The chief defect of all hitherto existing materialism—that of Feuerbach included—is that the thing, reality, sensuousness, is conceived only in the form of the object or of contemplation, but not as sensuous human activity, practice, not subjectively. Hence, in contradistinction to materialism, the active side was developed abstractly by idealism—which, of course, does not know real, sensuous activity as such.

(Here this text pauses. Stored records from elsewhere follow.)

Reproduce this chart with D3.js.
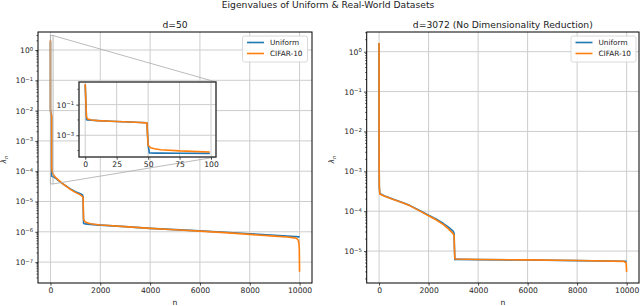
<!DOCTYPE html>
<html>
<head>
<meta charset="utf-8">
<script src="https://cdn.jsdelivr.net/npm/d3@7/dist/d3.min.js"></script>
<style>
  body { margin: 0; background: #fff; }
  svg { font-family: "DejaVu Sans", sans-serif; }
</style>
</head>
<body>
<svg id="canvas" width="640" height="306"></svg>
<script>
// jshint esversion:6

// data
let seriesNames = ['Uniform', 'CIFAR-10'];

// d=50
let n50 = [0, 1, 2, 5, 10, 20, 30, 40, 49, 50, 51, 52, 55, 60, 75, 99,
           200, 300, 500, 800, 1000, 1200, 1290, 1310, 1320, 1330, 1360, 1400, 1600,
           2000, 3000, 4000, 5000, 6000, 7000, 8000, 9000, 9500, 9800, 9900, 9950, 9980, 9990, 9999];
let uniform50 = [1.9, 1.05e-2, 1.0e-2, 9.6e-3, 9.0e-3, 8.2e-3, 7.6e-3, 7.0e-3, 6.6e-3, 2.4e-4, 6.9e-5, 6.9e-5, 6.8e-5, 6.8e-5, 6.7e-5, 6.6e-5,
                 6.0e-5, 5.1e-5, 3.8e-5, 2.6e-5, 2.1e-5, 1.8e-5, 1.65e-5, 1.4e-5, 4.0e-6, 1.9e-6, 1.85e-6, 1.82e-6, 1.76e-6,
                 1.66e-6, 1.48e-6, 1.3e-6, 1.18e-6, 1.07e-6, 9.7e-7, 8.6e-7, 7.7e-7, 7.3e-7, 7.0e-7, 6.9e-7, 6.8e-7, 6.7e-7, 6.7e-7, 6.6e-7];
let cifar50 = [2.2, 1.5e-2, 1.15e-2, 9.8e-3, 9.0e-3, 8.2e-3, 7.6e-3, 7.0e-3, 6.4e-3, 2.2e-4, 1.8e-4, 1.55e-4, 1.3e-4, 1.12e-4, 9.5e-5, 8.1e-5,
               6.3e-5, 5.3e-5, 3.8e-5, 2.5e-5, 2.0e-5, 1.65e-5, 1.45e-5, 1.3e-5, 5.0e-6, 2.6e-6, 2.3e-6, 2.1e-6, 1.85e-6,
               1.68e-6, 1.48e-6, 1.3e-6, 1.17e-6, 1.05e-6, 9.4e-7, 8.2e-7, 7.2e-7, 6.7e-7, 6.3e-7, 5.9e-7, 5.2e-7, 3.8e-7, 2.4e-7, 4.8e-8];

// d=3072
let n3072 = [0, 3, 10, 30, 200, 576, 1000, 1250, 1600, 2000, 2300, 2600, 2800, 3000, 3030, 3045, 3060,
             3100, 4000, 6000, 8000, 9900, 9980, 9999];
let uniform3072 = [1.65, 2e-3, 4e-4, 2.8e-4, 2.45e-4, 2.0e-4, 1.6e-4, 1.38e-4, 1.07e-4, 7.9e-5, 6.4e-5, 4.9e-5, 4.0e-5, 3.1e-5, 2.8e-5, 1.2e-5, 6.1e-6,
                   6.2e-6, 6.1e-6, 5.95e-6, 5.75e-6, 5.55e-6, 5.5e-6, 5.45e-6];
let cifar3072 = [1.65, 2e-3, 4e-4, 2.7e-4, 2.4e-4, 1.95e-4, 1.58e-4, 1.36e-4, 1.05e-4, 7.7e-5, 6.1e-5, 4.6e-5, 3.6e-5, 2.7e-5, 2.4e-5, 1.1e-5, 6.4e-6,
                 6.3e-6, 6.15e-6, 6.0e-6, 5.8e-6, 5.5e-6, 5.0e-6, 3.0e-6];

// ticks
let xTicksMain = [0, 2000, 4000, 6000, 8000, 10000];
let xTicksInset = [0, 25, 50, 75, 100];
let yExpLeft = [0, -1, -2, -3, -4, -5, -6, -7];
let yExpRight = [0, -1, -2, -3, -4, -5];
let yExpInset = [-1, -3];
let yExpInsetMinor = [0, -2, -4];

let colors = ['#1f77b4', '#ff7f0e'];
let gridColor = '#cdcdcd';
let tickFont = 7.6;

let canvas = d3.select('#canvas');
let defs = canvas.append('defs');

let supLabel = (textSel, e) => {
    textSel.text(null);
    textSel.append('tspan').text('10');
    textSel.append('tspan')
        .attr('dy', '-0.45em')
        .attr('font-size', (tickFont * 0.7) + 'px')
        .text(e < 0 ? '\u2212' + (-e) : String(e));
};

let drawPanel = (p) => {
    let x = d3.scaleLinear().domain(p.xDomain).range([p.left, p.right]);
    let y = d3.scaleLog().domain(p.yDomain).range([p.bottom, p.top]);
    let g = canvas.append('g');

    g.append('rect')
        .attr('x', p.left).attr('y', p.top)
        .attr('width', p.right - p.left).attr('height', p.bottom - p.top)
        .attr('fill', '#fff');

    // grid
    g.selectAll('.gx').data(p.xTicks).enter().append('line')
        .attr('x1', d => x(d)).attr('x2', d => x(d))
        .attr('y1', p.top).attr('y2', p.bottom)
        .attr('stroke', gridColor).attr('stroke-width', 1);
    g.selectAll('.gy').data(p.yExp).enter().append('line')
        .attr('x1', p.left).attr('x2', p.right)
        .attr('y1', d => y(Math.pow(10, d))).attr('y2', d => y(Math.pow(10, d)))
        .attr('stroke', gridColor).attr('stroke-width', 1);

    // lines
    let clipId = 'clip-' + p.id;
    defs.append('clipPath').attr('id', clipId).append('rect')
        .attr('x', p.left).attr('y', p.top)
        .attr('width', p.right - p.left).attr('height', p.bottom - p.top);

    let line = d3.line().x(d => x(d[0])).y(d => y(d[1]));
    let lines = g.append('g').attr('clip-path', 'url(#' + clipId + ')');
    p.series.forEach((values, i) => {
        let pts = d3.zip(p.n, values).filter(d => d[0] >= p.nMin && d[0] <= p.nMax);
        lines.append('path')
            .datum(pts)
            .attr('d', line)
            .attr('fill', 'none')
            .attr('stroke', colors[i])
            .attr('stroke-width', 1.6)
            .attr('stroke-linejoin', 'round');
    });

    // x axis
    let xAxis = g.append('g')
        .attr('transform', 'translate(0,' + p.bottom + ')')
        .call(d3.axisBottom(x).tickValues(p.xTicks).tickSize(2.7).tickPadding(2.2).tickFormat(d3.format('d')));
    xAxis.select('.domain').remove();

    // y axis, major
    let yAxis = g.append('g')
        .attr('transform', 'translate(' + p.left + ',0)')
        .call(d3.axisLeft(y).tickValues(p.yExp.map(e => Math.pow(10, e))).tickSize(2.7).tickPadding(2.2).tickFormat(() => ''));
    yAxis.select('.domain').remove();
    yAxis.selectAll('.tick text').each(function (d) {
        supLabel(d3.select(this), Math.round(Math.log10(d)));
    });

    // y axis, minor
    let minor = [];
    if (p.minorDecades) {
        p.minorDecades.forEach(e => minor.push(Math.pow(10, e)));
    } else {
        let lo = Math.floor(Math.log10(p.yDomain[0]));
        let hi = Math.ceil(Math.log10(p.yDomain[1]));
        for (let e = lo; e <= hi; e++) {
            for (let k = 2; k <= 9; k++) {
                let v = k * Math.pow(10, e);
                if (v >= p.yDomain[0] && v <= p.yDomain[1]) minor.push(v);
            }
        }
    }
    g.selectAll('.minor').data(minor).enter().append('line')
        .attr('x1', p.left - 1.6).attr('x2', p.left)
        .attr('y1', d => y(d)).attr('y2', d => y(d))
        .attr('stroke', '#000').attr('stroke-width', 0.6);

    g.selectAll('.tick text').attr('font-size', tickFont + 'px').attr('fill', '#222').attr('font-family', '"DejaVu Sans", sans-serif');
    g.selectAll('.tick line').attr('stroke', '#000').attr('stroke-width', 0.7);

    // frame
    g.append('rect')
        .attr('x', p.left).attr('y', p.top)
        .attr('width', p.right - p.left).attr('height', p.bottom - p.top)
        .attr('fill', 'none')
        .attr('stroke', p.frameColor || '#000')
        .attr('stroke-width', p.frameWidth || 1);

    return { x: x, y: y, g: g };
};

let drawLegend = (left, top) => {
    let g = canvas.append('g');
    g.append('rect')
        .attr('x', left).attr('y', top)
        .attr('width', 65).attr('height', 26).attr('rx', 2)
        .attr('fill', '#fff').attr('fill-opacity', 0.85)
        .attr('stroke', '#d0d0d0').attr('stroke-width', 0.8);
    seriesNames.forEach((name, i) => {
        let yy = top + 6.5 + i * 11;
        g.append('line')
            .attr('x1', left + 4.5).attr('x2', left + 21.5)
            .attr('y1', yy).attr('y2', yy)
            .attr('stroke', colors[i]).attr('stroke-width', 1.6);
        g.append('text')
            .attr('x', left + 27.5).attr('y', yy)
            .attr('dy', '0.35em')
            .attr('font-size', '7.3px').attr('fill', '#222')
            .text(name);
    });
};

let drawLabels = (cx, ylx, top, bottom, title) => {
    canvas.append('text')
        .attr('x', cx).attr('y', 27.5)
        .attr('text-anchor', 'middle')
        .attr('font-size', '9.2px').attr('fill', '#222')
        .text(title);
    canvas.append('text')
        .attr('x', cx).attr('y', 305)
        .attr('text-anchor', 'middle')
        .attr('font-size', tickFont + 'px').attr('fill', '#222')
        .text('n');
    let yl = canvas.append('text')
        .attr('transform', 'translate(' + ylx + ',' + ((top + bottom) / 2 + 2) + ') rotate(-90)')
        .attr('text-anchor', 'middle')
        .attr('font-size', tickFont + 'px').attr('fill', '#222')
        .attr('font-style', 'italic');
    yl.append('tspan').text('\u03bb');
    yl.append('tspan').attr('dy', '0.3em').attr('font-size', (tickFont * 0.7) + 'px').text('n');
};

// suptitle
canvas.append('text')
    .attr('x', 328).attr('y', 7.5)
    .attr('text-anchor', 'middle')
    .attr('font-size', '9.2px').attr('fill', '#222')
    .text('Eigenvalues of Uniform & Real-World Datasets');

// left: d=50
let leftP = {
    id: 'left', left: 38, right: 312, top: 32, bottom: 283,
    xDomain: [-500, 10499], yDomain: [2.04e-8, 3.93],
    xTicks: xTicksMain, yExp: yExpLeft,
    n: n50, series: [uniform50, cifar50], nMin: 0, nMax: 9999
};
let left = drawPanel(leftP);
drawLabels(175, 6, 32, 283, 'd=50');

// inset indicator
let insetP = {
    id: 'inset', left: 79, right: 216, top: 82, bottom: 157,
    xDomain: [-4.95, 103.95], yDomain: [3.8e-5, 3.0],
    xTicks: xTicksInset, yExp: yExpInset, minorDecades: yExpInsetMinor,
    n: n50, series: [uniform50, cifar50], nMin: 0, nMax: 99,
    frameColor: '#333', frameWidth: 1.4
};
let rx0 = left.x(insetP.xDomain[0]), rx1 = left.x(insetP.xDomain[1]);
let ry0 = left.y(insetP.yDomain[1]), ry1 = left.y(insetP.yDomain[0]);
canvas.append('rect')
    .attr('x', rx0).attr('y', ry0).attr('width', rx1 - rx0).attr('height', ry1 - ry0)
    .attr('fill', 'none').attr('stroke', '#aaa').attr('stroke-width', 0.8);
canvas.append('line')
    .attr('x1', rx1).attr('y1', ry0).attr('x2', insetP.right).attr('y2', insetP.top)
    .attr('stroke', '#aaa').attr('stroke-width', 0.8);
canvas.append('line')
    .attr('x1', rx1).attr('y1', ry1).attr('x2', insetP.right).attr('y2', insetP.bottom)
    .attr('stroke', '#aaa').attr('stroke-width', 0.8);

drawLegend(242.5, 36);
drawPanel(insetP);

// right: d=3072
let rightP = {
    id: 'right', left: 366.7, right: 639, top: 32, bottom: 283,
    xDomain: [-500, 10499], yDomain: [1.58e-6, 3.12],
    xTicks: xTicksMain, yExp: yExpRight,
    n: n3072, series: [uniform3072, cifar3072], nMin: 0, nMax: 9999
};
drawPanel(rightP);
drawLabels(502.8, 334, 32, 283, 'd=3072 (No Dimensionality Reduction)');
drawLegend(571, 36);
</script>
</body>
</html>
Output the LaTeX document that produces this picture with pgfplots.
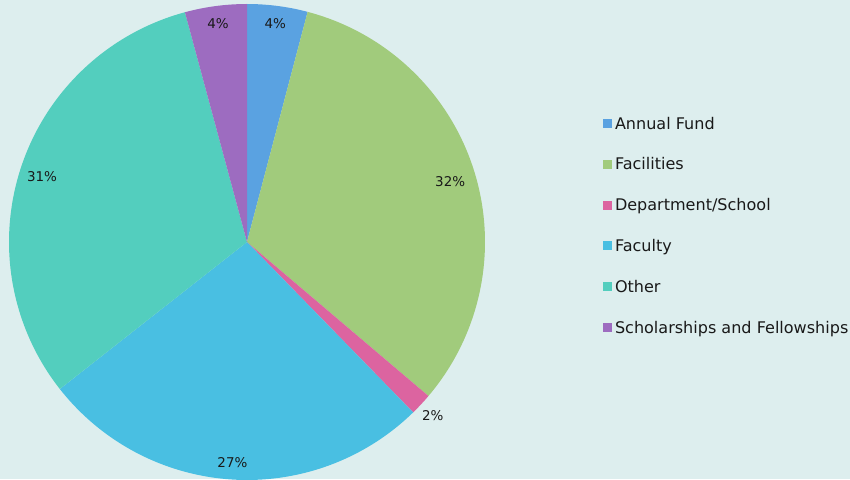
\documentclass[border=0pt]{standalone}
\usepackage{pgfplots}
\pgfplotsset{compat=1.18}
\usepackage{fontspec}
\setmainfont{DejaVu Sans}
\definecolor{bg}{RGB}{221,238,238}
\definecolor{cAnnual}{RGB}{90,162,225}
\definecolor{cFac}{RGB}{161,203,124}
\definecolor{cDept}{RGB}{220,100,160}
\definecolor{cFaculty}{RGB}{73,191,226}
\definecolor{cOther}{RGB}{83,206,190}
\definecolor{cSchol}{RGB}{157,108,192}
\definecolor{txt}{RGB}{25,25,25}
\newcommand{\lbl}{\fontsize{13.5}{16}\selectfont}
% #1 start (cumulative %), #2 end (cumulative %), #3 colour, #4 legend, #5 label, #6 label radius, #7 label y shift
\newcommand{\slice}[7]{%
  \addplot[fill=#3, draw=none, domain=(90-3.6*#2):(90-3.6*#1), samples=90]
    ({247+238*cos(x)},{237+238*sin(x)}) -- (axis cs:247,237) -- cycle;
  \addlegendentry{#4}
  \path (axis cs:247,237) ++({90-1.8*(#1+#2)}:#6bp) node[font=\lbl, text=txt, inner sep=0pt, yshift=#7bp]{#5};
}
\begin{document}
\begin{tikzpicture}
\fill[bg] (0,0) rectangle (850bp,479bp);
\begin{axis}[
  at={(0,0)}, anchor=south west,
  width=850bp, height=479bp, scale only axis,
  xmin=0, xmax=850, ymin=0, ymax=479,
  hide axis, clip=false,
  legend image code/.code={\fill[#1] (0bp,-3bp) rectangle (9bp,6bp); \path (12bp,0bp);},
  legend cell align=left,
  legend style={at={(axis cs:603,362)}, anchor=north west, draw=none, fill=none,
    inner sep=0pt, outer sep=0pt, font=\fontsize{16.1}{19}\selectfont, text=txt,
    row sep=24.8bp, column sep=0bp,
    nodes={inner sep=0pt, outer sep=0pt, text height=12bp, text depth=4bp}},
]
\slice{0}{4.1}{cAnnual}{Annual Fund}{4\%}{220}{0}
\slice{4.1}{36.2}{cFac}{Facilities}{32\%}{213}{-4}
\slice{36.2}{37.7}{cDept}{Department/School}{2\%}{254}{0}
\slice{37.7}{64.4}{cFaculty}{Faculty}{27\%}{221}{0}
\slice{64.4}{95.8}{cOther}{Other}{31\%}{216}{-3}
\slice{95.8}{100}{cSchol}{Scholarships and Fellowships}{4\%}{220}{0}
\end{axis}
\end{tikzpicture}
\end{document}
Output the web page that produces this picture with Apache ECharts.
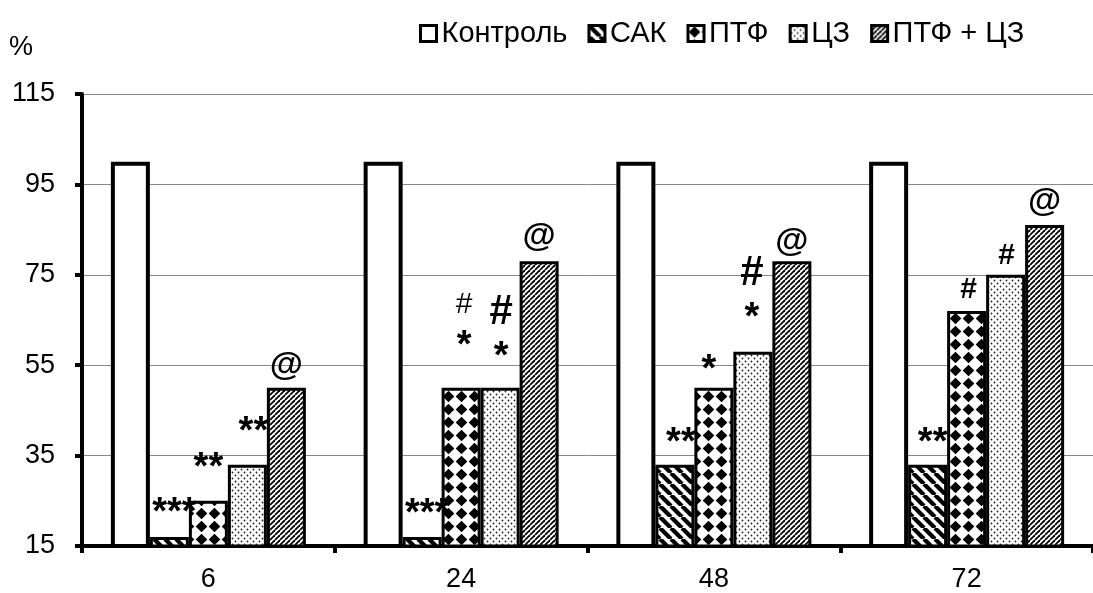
<!DOCTYPE html>
<html><head><meta charset="utf-8">
<script src="https://cdn.jsdelivr.net/npm/echarts@6/dist/echarts.min.js"></script>
<style>html,body{margin:0;padding:0;background:#fff}#c{width:1093px;height:593px}</style>
</head><body><div id="c"></div>
<script>
// ---- data ----
const categories = ['6', '24', '48', '72'];
const seriesNames = ['Контроль', 'САК', 'ПТФ', 'ЦЗ', 'ПТФ + ЦЗ'];
const control = [100, 100, 100, 100];
const sak = [17, 17, 33, 33];
const ptf = [25, 50, 50, 67];
const cz = [33, 50, 58, 75];
const ptfcz = [50, 78, 78, 86];
const marksControl = ['', '', '', ''];
const marksSak = ['***', '***', '**', '**'];
const marksPtf = ['**', '#\n*', '*', '#'];
const marksCz = ['**', '#\n*', '#\n*', '#'];
const marksPtfCz = ['@', '@', '@', '@'];
const yMin = 15, yMax = 115, yStep = 20;

// ---- styles (not data) ----
const hashStyleSak = [null, null, null, null];
const hashStylePtf = [null, 'hs', null, 'hm'];
const hashStyleCz = [null, 'hb', 'hb', 'hm'];
const hashStyleNone = [null, null, null, null];
const offControl = [[0,0],[0,0],[0,0],[0,0]];
const offSak = [[5,-3],[5,-2],[6,-1],[5,-1]];
const offPtf = [[0,-12],[3,-21],[-5,3],[2,-6]];
const offCz = [[6,-12],[1,-10],[-1,-13],[1,-4]];
const offPtfCz = [[0,-5],[0,-8],[0,-3],[0,-6]];

const FONT = 'Liberation Sans, Arial, sans-serif';

function pat(w, h, draw) {
  const c = document.createElement('canvas');
  c.width = w; c.height = h;
  const g = c.getContext('2d');
  g.fillStyle = '#fff'; g.fillRect(0, 0, w, h);
  g.fillStyle = '#000'; g.strokeStyle = '#000';
  draw(g, w, h);
  return { image: c, repeat: 'repeat' };
}
const fillControl = '#ffffff';
const fillSak = pat(11, 11, (g, w, h) => {
  g.lineWidth = 4.2;
  for (let k = -1; k <= 1; k++) { g.beginPath(); g.moveTo(k * w, 0); g.lineTo(k * w + w, h); g.stroke(); }
});
const fillPtf = pat(13, 13, (g, w, h) => {
  const r = 5.8, cx = w / 2, cy = h / 2;
  g.beginPath(); g.moveTo(cx, cy - r); g.lineTo(cx + r, cy); g.lineTo(cx, cy + r); g.lineTo(cx - r, cy); g.closePath(); g.fill();
});
const fillCz = pat(6, 6, (g) => {
  g.fillStyle = '#222';
  [[1.5, 1.5], [4.5, 4.5]].forEach(([x, y]) => { g.beginPath(); g.arc(x, y, 0.9, 0, Math.PI * 2); g.fill(); });
});
const fillPtfCz = pat(5, 5, (g, w, h) => {
  g.lineWidth = 1.8;
  for (let k = -1; k <= 1; k++) { g.beginPath(); g.moveTo(k * w, h); g.lineTo(k * w + w, 0); g.stroke(); }
});

const rich = {
  st: { fontFamily: FONT, fontWeight: 'bold', fontSize: 38, lineHeight: 40, color: '#000' },
  hs: { fontFamily: FONT, fontWeight: 'normal', fontSize: 30, lineHeight: 44, color: '#000' },
  hb: { fontFamily: FONT, fontWeight: 'bold', fontSize: 42, lineHeight: 50, color: '#000' },
  hm: { fontFamily: FONT, fontWeight: 'bold', fontSize: 30, lineHeight: 30, color: '#000' },
  at: { fontFamily: FONT, fontWeight: 'bold', fontSize: 34, lineHeight: 34, color: '#000' }
};
function fmt(s, hs) {
  if (!s) return '';
  return s.split('\n').map(line => {
    if (line[0] === '#') return '{' + (hs || 'hm') + '|' + line + '}';
    if (line[0] === '@') return '{at|' + line + '}';
    return '{st|' + line + '}';
  }).join('\n');
}
function mk(name, values, marks, hashStyles, offsets, fill, bw) {
  return {
    name, type: 'bar', barWidth: 39, barGap: '0%',
    itemStyle: { color: fill, borderColor: '#000', borderWidth: bw },
    emphasis: { disabled: true },
    data: values.map((v, i) => ({
      value: v,
      label: { offset: offsets[i], formatter: fmt(marks[i], hashStyles[i]) }
    })),
    label: { show: true, position: 'top', distance: 0, rich: rich, align: 'center' }
  };
}

const chart = echarts.init(document.getElementById('c'));
chart.setOption({
  animation: false,
  backgroundColor: '#fff',
  grid: { left: 82, right: -9, top: 94, bottom: 44, containLabel: false },
  legend: {
    data: seriesNames, left: 414, top: 14, icon: 'rect', itemWidth: 16, itemHeight: 16, itemGap: 20,
    itemStyle: { borderWidth: 3, borderColor: '#000' },
    textStyle: { fontFamily: FONT, fontSize: 29, color: '#000' }
  },
  graphic: [{ type: 'text', left: 9, top: 34, style: { text: '%', font: '27px ' + FONT, fill: '#000' } }],
  xAxis: {
    type: 'category', data: categories,
    axisLine: { lineStyle: { color: '#000', width: 4 } },
    axisTick: { show: true, alignWithLabel: false, length: 7, lineStyle: { color: '#000', width: 4 } },
    axisLabel: { fontFamily: FONT, fontSize: 27, color: '#000', margin: 20 }
  },
  yAxis: {
    type: 'value', min: yMin, max: yMax, interval: yStep,
    axisLine: { show: true, lineStyle: { color: '#000', width: 4 } },
    axisTick: { show: true, length: 7, lineStyle: { color: '#000', width: 4 } },
    splitLine: { lineStyle: { color: '#888', width: 1 } },
    axisLabel: { fontFamily: FONT, fontSize: 27, color: '#000', margin: 27 }
  },
  series: [
    mk(seriesNames[0], control, marksControl, hashStyleNone, offControl, fillControl, 4),
    mk(seriesNames[1], sak, marksSak, hashStyleSak, offSak, fillSak, 3),
    mk(seriesNames[2], ptf, marksPtf, hashStylePtf, offPtf, fillPtf, 3),
    mk(seriesNames[3], cz, marksCz, hashStyleCz, offCz, fillCz, 3),
    mk(seriesNames[4], ptfcz, marksPtfCz, hashStyleNone, offPtfCz, fillPtfCz, 3)
  ]
});
</script></body></html>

Feuerbach wants sensuous objects, really distinct from the thought objects, but he does not conceive human activity itself as objective activity. Hence, in The Essence of Christianity, he regards the theoretical attitude as the only genuinely human attitude, while practice is conceived and fixed only in its dirty-judaical manifestation. Hence he does not grasp the significance of “revolutionary,” of “practical-critical,” activity.

II

The question whether objective truth can be attributed to human thinking is not a question of theory but is a practical question. Man must prove the truth—i.e., the reality and power, the this-sidedness of his thinking in practice. The dispute over the reality or non-reality of thinking that is isolated from practice is a purely scholastic question.

III

The materialist doctrine concerning the changing of circumstances and upbringing forgets that circumstances are changed by men and that it is essential to educate the educator himself. This doctrine must, therefore, divide society into two parts, one of which is superior to society.

The coincidence of the changing of circumstances and of human activity or self-changing can be conceived and rationally understood only as revolutionary practice.

IV

Feuerbach starts out from the fact of religious self-alienation, of the duplication of the world into a religious world and a secular one. His work consists in resolving the religious world into its secular basis.

But that the secular basis detaches itself from itself and establishes itself as an independent realm in the clouds can only be explained by the cleavages and self-contradictions within this secular basis. The latter must, therefore, in itself be both understood in its contradiction and revolutionized in practice. Thus, for instance, after the earthly family is discovered to be the secret of the holy family, the former must then itself be destroyed in theory and in practice.

V

Feuerbach, not satisfied with abstract thinking, wants contemplation; but he does not conceive sensuousness as practical, human-sensuous activity.

VI

Feuerbach resolves the religious essence into the human essence. But the human essence is no abstraction inherent in each single individual.

In reality it is the ensemble of the social relations.

Feuerbach, who does not enter upon a criticism of this real essence, is consequently compelled:

1. To abstract from the historical process and to fix the religious sentiment as something by itself and to presuppose an abstract—isolated—human individual.

2. Essence, therefore, can be comprehended only as “genus,” as an internal, dumb generality which naturally unites the many individuals.